While 2005 may not seem like that long ago, Solich is very close to becoming the longest-tenured MAC coach ever. Only four other men in history have lasted more than ten seasons as head coach at a MAC school. They are listed below.
First off, Ohio fans, don’t @ me. I know Bill Hess was the coach at Ohio from 1958-1977. However, in those first four seasons, Ohio was not an FBS school and the MAC was not an FBS conference. Northern Illinois fans, don’t @ me either. The Huskies were an FBS independent in Joe Novak’s first season (1996). Solich has been Ohio’s head coach for fourteen seasons, so if he is still the head coach in December of 2020, he will tie Hess and Herb Deromedi from Central Michigan as the longest tenured MAC coach. In addition, thanks to the twelve-game regular season, potential conference championship games, and the proliferation of bowl games, Solich already owns the MAC record for games coached and is just four wins shy of tying Deromedi for most wins all time as a MAC coach.
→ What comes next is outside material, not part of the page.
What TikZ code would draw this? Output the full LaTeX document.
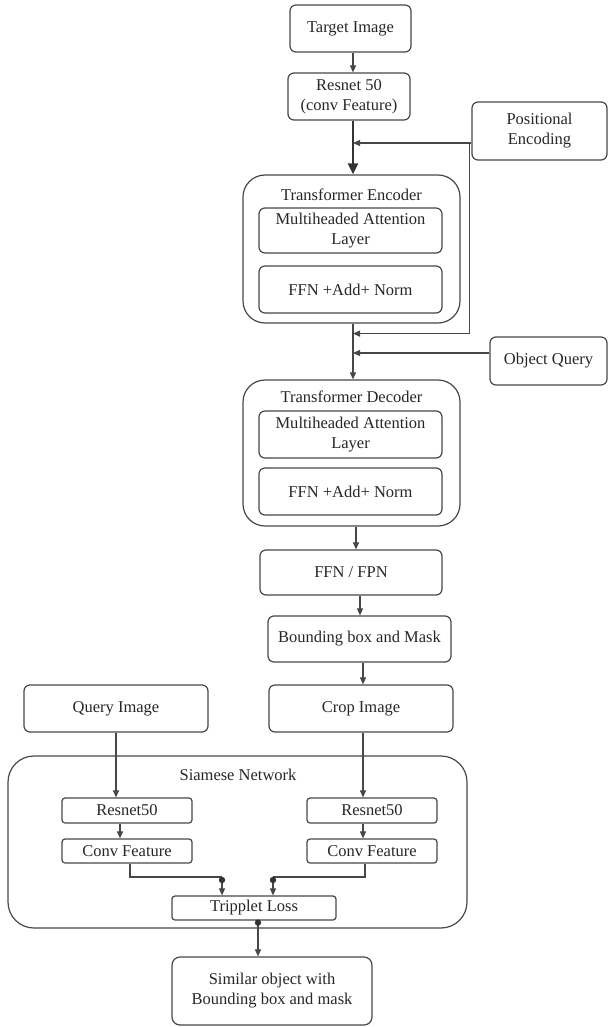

However, thanks to Deromedi’s phenomenal conference record, Solich would probably need to coach at least four more seasons to tie or break the record for most MAC conference wins (he would be 78 in December 2022).
Solich has yet to reach the MAC mountaintop at Ohio, and realistically, he is probably running out of time to win Ohio’s first MAC title since 1968. I’d love to see the Bobcats win the MAC in the next year or two while simultaneously making Solich the dean of MAC coaches, not just in the present, but of all time.